El tremendismo tiene mi respeto como técnica narrativa y mi admiración como recurso de branding, pero no como modo de vida: no hay branding en el albero, en la vida ni en la muerte. El tremendismo requiere mártires, pero el arte requiere artistas. No se puede hacer arte con el ventajismo con el que torea José Tomás ante un público ganado de antemano, que lo que quiere es decir “yo estuve allí” a su cuñado en la cena de Navidad y no “aún recuerdo esa media verónica que era un cartel”. No es eso, no es eso…
Este último José Tomás torea como en un videojuego, me sé la faena de memoria, me he pasado la pantalla cien veces. No transmite nada, lo siento, debe ser la anhedonia, el spleen, el empacho de propaganda comunista que vende como extraordinarias y antológicas todas sus actuaciones, sean como sean y de antemano. Propongo un mano a mano con Kim Jong-Un, todos con Nuñez del Cuvillo elegidos minuciosamente por el entorno Tomista para que se pueda pitar en el caballo y quejarse de las condiciones, sin saber que esas condiciones han sido elegidas por el Dios que se queja dos metros más allá mientras hace aspavientos con la mano para que quede claro que él se apiada de la poquita fuerza del toro que ha elegido. Es un tango sobreactuado a la ingeniería genética, una carta de amor al trampantojo, un Hamlet con acento venezolano, el empacho del paroxismo, es fundamentalismo, es uno y trino, no es criticable, es nacionalismo de Galapagar, papel couché, tertulianos, barreras con olor a Chanel, y un acto social muy alejado del arte de los toros y de sus leyes más profundas.

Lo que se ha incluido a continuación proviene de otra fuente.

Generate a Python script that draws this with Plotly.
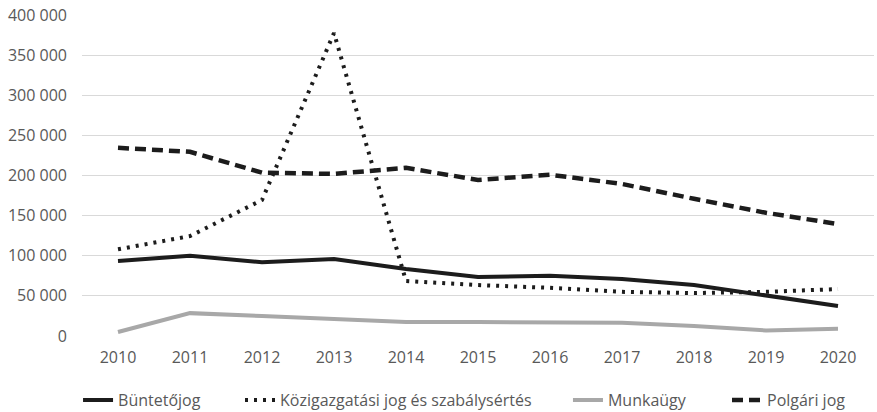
import plotly.graph_objects as go

years = ["2010", "2011", "2012", "2013", "2014", "2015", "2016", "2017", "2018", "2019", "2020"]
buntetojog = [93500, 100000, 92000, 96000, 83500, 73500, 75000, 71000, 63500, 50000, 37500]
kozigazgatasi = [108000, 124500, 169500, 377500, 68500, 63500, 60000, 55000, 53500, 55000, 58500]
munkaugy = [5000, 28500, 25000, 21000, 17500, 17500, 17000, 16500, 12500, 7000, 9000]
polgari = [234500, 229500, 203500, 202000, 209500, 194500, 201000, 189500, 171000, 153500, 139500]

y_ticks = [0, 50000, 100000, 150000, 200000, 250000, 300000, 350000, 400000]
y_ticktext = ["0", "50 000", "100 000", "150 000", "200 000", "250 000", "300 000", "350 000", "400 000"]

FONT = "Open Sans, sans-serif"
TXT = "#595959"

fig = go.Figure()
fig.add_trace(go.Scatter(x=years, y=buntetojog, name="Büntetőjog", mode="lines",
                         line=dict(color="#1c1c1c", width=4), legend="legend"))
fig.add_trace(go.Scatter(x=years, y=kozigazgatasi, name="Közigazgatási jog és szabálysértés", mode="lines",
                         line=dict(color="#1c1c1c", width=4, dash="3px,6px"), legend="legend2"))
fig.add_trace(go.Scatter(x=years, y=munkaugy, name="Munkaügy", mode="lines",
                         line=dict(color="#a8a8a8", width=4), legend="legend3"))
fig.add_trace(go.Scatter(x=years, y=polgari, name="Polgári jog", mode="lines",
                         line=dict(color="#1c1c1c", width=4.5, dash="11px,6px"), legend="legend4"))

def leg(x):
    return dict(orientation="h", x=x, xanchor="left", y=-0.2, yanchor="middle",
                font=dict(family=FONT, size=16, color=TXT), bgcolor="rgba(0,0,0,0)")

fig.update_layout(
    width=877, height=412,
    margin=dict(l=82, r=3, t=15, b=76, autoexpand=False),
    paper_bgcolor="white", plot_bgcolor="white",
    font=dict(family=FONT, size=16, color=TXT),
    showlegend=True,
    legend=leg(-0.005),
    legend2=leg(0.1995),
    legend3=leg(0.6136),
    legend4=leg(0.8144),
)
fig.update_xaxes(type="category", showgrid=False, zeroline=False, showline=False,
                 ticks="", ticklabelstandoff=10,
                 tickfont=dict(family=FONT, size=16, color=TXT), range=[-0.5, 10.5])
fig.update_yaxes(range=[0, 400000], tickvals=y_ticks, ticktext=y_ticktext,
                 showgrid=True, gridcolor="#d9d9d9", gridwidth=1, zeroline=False,
                 showline=False, ticks="", ticklabelstandoff=14,
                 tickfont=dict(family=FONT, size=16, color=TXT))

fig.write_html("out.html", config={"displayModeBar": False},
               post_script="document.body.style.margin='0';document.body.style.overflow='hidden';")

Escribo esto a sabiendas de que estoy atentando contra el canon de la corrección, contra la verdad absoluta, contra la doctrina progre y contra un modo de ver los toros y la vida más cercano a Cristiano Ronaldo que a Joselito. Podría decir que es un gran torero que a mi personalmente no me emociona, y seguramente sería más verdad y más justo, pero no sería sincero y esto va de sincerdidad, de echar la patalante, clavar el mentón al pecho, bajar la mano y romperse con el toro. O eso, o nada. El resto, no me interesa.